6. Weinberg's words about the problem of consciousness are not helpful. He says we may never solve the problem of consciousness. I can accept that. What I cannot accept is that the physicalism he so wants to believe in is "true." It's precisely the problem of consciousness that makes this incoherent for me.
7. Weinberg's third source of tension between religion and science is Islamic fatalism, which leads to not a lot of science being done by serious Muslims.
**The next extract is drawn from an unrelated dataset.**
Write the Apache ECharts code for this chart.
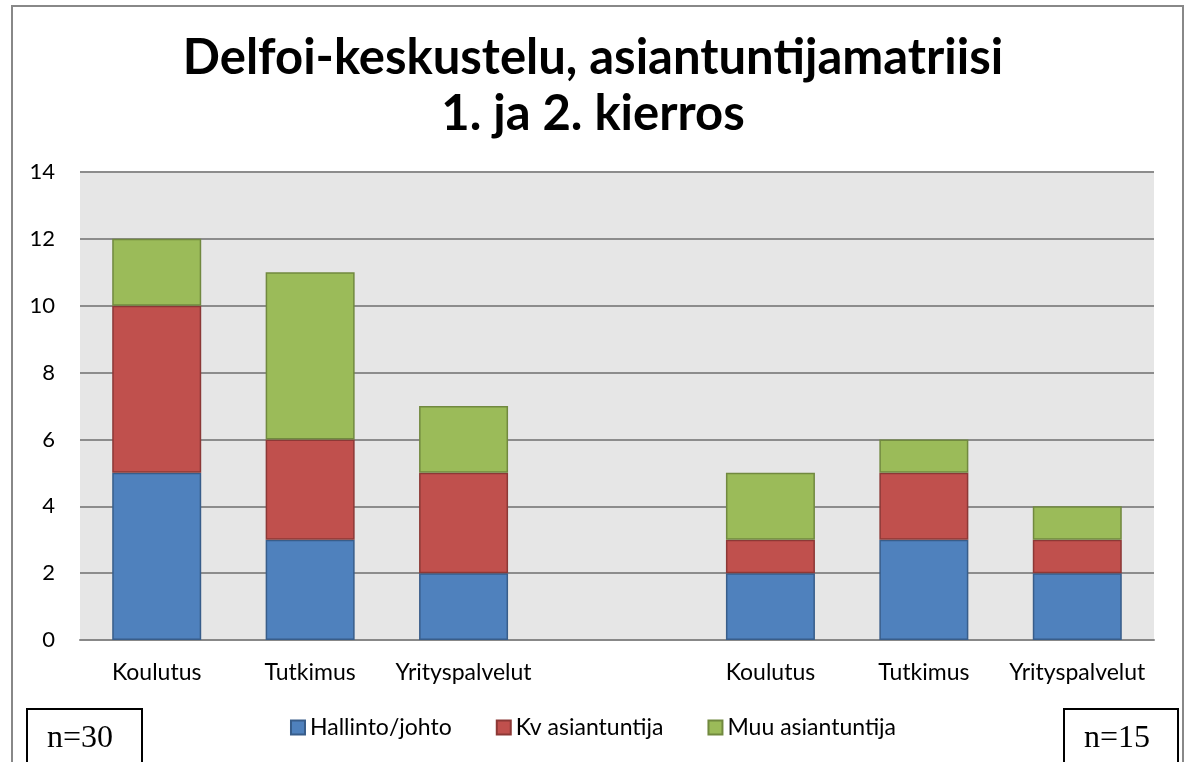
<!DOCTYPE html>
<html><head><meta charset="utf-8">
<script src="https://cdn.jsdelivr.net/npm/echarts@6/dist/echarts.min.js"></script>
<style>html,body{margin:0;padding:0;background:#fff}#c{width:1186px;height:762px}</style>
</head><body><div id="c"></div>
<script>
const categories = ['Koulutus','Tutkimus','Yrityspalvelut','','Koulutus','Tutkimus','Yrityspalvelut'];
const hallinto = [5,3,2,'-',2,3,2];
const kv = [5,3,3,'-',1,2,1];
const muu = [2,5,2,'-',2,1,1];
const seriesNames = ['Hallinto/johto','Kv asiantuntija','Muu asiantuntija'];
const yTicks = {min:0,max:14,interval:2};
const titleText = 'Delfoi-keskustelu, asiantuntijamatriisi\n1. ja 2. kierros';
const nLeft = 'n=30', nRight = 'n=15';

const F = 'Lato, "Open Sans", sans-serif';
const chart = echarts.init(document.getElementById('c'), null, {renderer:'canvas'});
const mk = (name, data, color, border) => ({
  name, type:'bar', stack:'a', data, barWidth:'58%',
  itemStyle:{color, borderColor:border, borderWidth:1.5}
});
chart.setOption({
  animation:false,
  title:{text:titleText,left:'center',top:25,
    textStyle:{fontFamily:F,fontWeight:'bold',fontSize:49,color:'#000',lineHeight:56}},
  grid:{left:80,right:32,top:172,bottom:122,show:true,backgroundColor:'#e6e6e6',borderWidth:0},
  legend:{bottom:18,left:'center',itemWidth:14,itemHeight:14,itemGap:44,icon:'rect',
    textStyle:{fontFamily:F,fontSize:23,color:'#000'}},
  xAxis:{type:'category',data:categories,
    axisLine:{lineStyle:{color:'#888',width:2}},axisTick:{show:false},
    axisLabel:{fontFamily:F,fontSize:23,color:'#000',margin:21,interval:0}},
  yAxis:{type:'value',min:yTicks.min,max:yTicks.max,interval:yTicks.interval,
    axisLine:{show:false},axisTick:{show:false},
    splitLine:{lineStyle:{color:'#8c8c8c',width:2}},
    axisLabel:{fontFamily:F,fontSize:22,color:'#000',margin:25}},
  series:[
    mk(seriesNames[0],hallinto,'#4F81BD','#385D8A'),
    mk(seriesNames[1],kv,'#C0504D','#8C3836'),
    mk(seriesNames[2],muu,'#9BBB59','#71893F')
  ],
  graphic:[
    {type:'rect',shape:{x:12,y:6,width:1171,height:770},style:{fill:null,stroke:'#888',lineWidth:2},silent:true},
    {type:'rect',shape:{x:27,y:709,width:115,height:60},style:{fill:'#fff',stroke:'#000',lineWidth:2}},
    {type:'text',left:47,top:723,style:{text:nLeft,font:'32px "Liberation Serif", serif',fill:'#000'}},
    {type:'rect',shape:{x:1064,y:709,width:114,height:60},style:{fill:'#fff',stroke:'#000',lineWidth:2}},
    {type:'text',left:1084,top:723,style:{text:nRight,font:'32px "Liberation Serif", serif',fill:'#000'}}
  ]
});
</script></body></html>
8. Weinberg's tension #4 has to do with the conflict between what science claims and what religious authorities claim. He makes an astonishing claim: "Though I can't prove it, I suspect that when Americans are asked in polls whether they believe in God or angels or heaven or hell they feel that it is a religious duty to say that they do, whatever they actually believe. And of course hardly anyone today in the West seems to have even the slightest interest in the great controversies—Arians vs. Athanasians, monophysites vs. monothelites, justification by faith or by works—that used to be taken so seriously that they set Christians at each other's throats." This is Weinberg the psychologist, or Weinberg the Dawkinsian mind-reader. Weinberg is such a dogmatist that he simply cannot envision Americans, if they have any level of intelligence at all, actually believing in God and heaven and angels and hell. This marks Weinberg as a fundamentalist. Talking to him about anything different will be like talking to a brick wall. As for the "great controversies," Weinberg is guilty of anachronistic thinking. Those "great controversies" made sense within their historical context. To ask that many will today be concerned with them is to expect us to share a 1700-year-old worldview. Today we have other "great controversies," and many are fully religious. For example, the question "Does my life have a purpose?" is alive and well.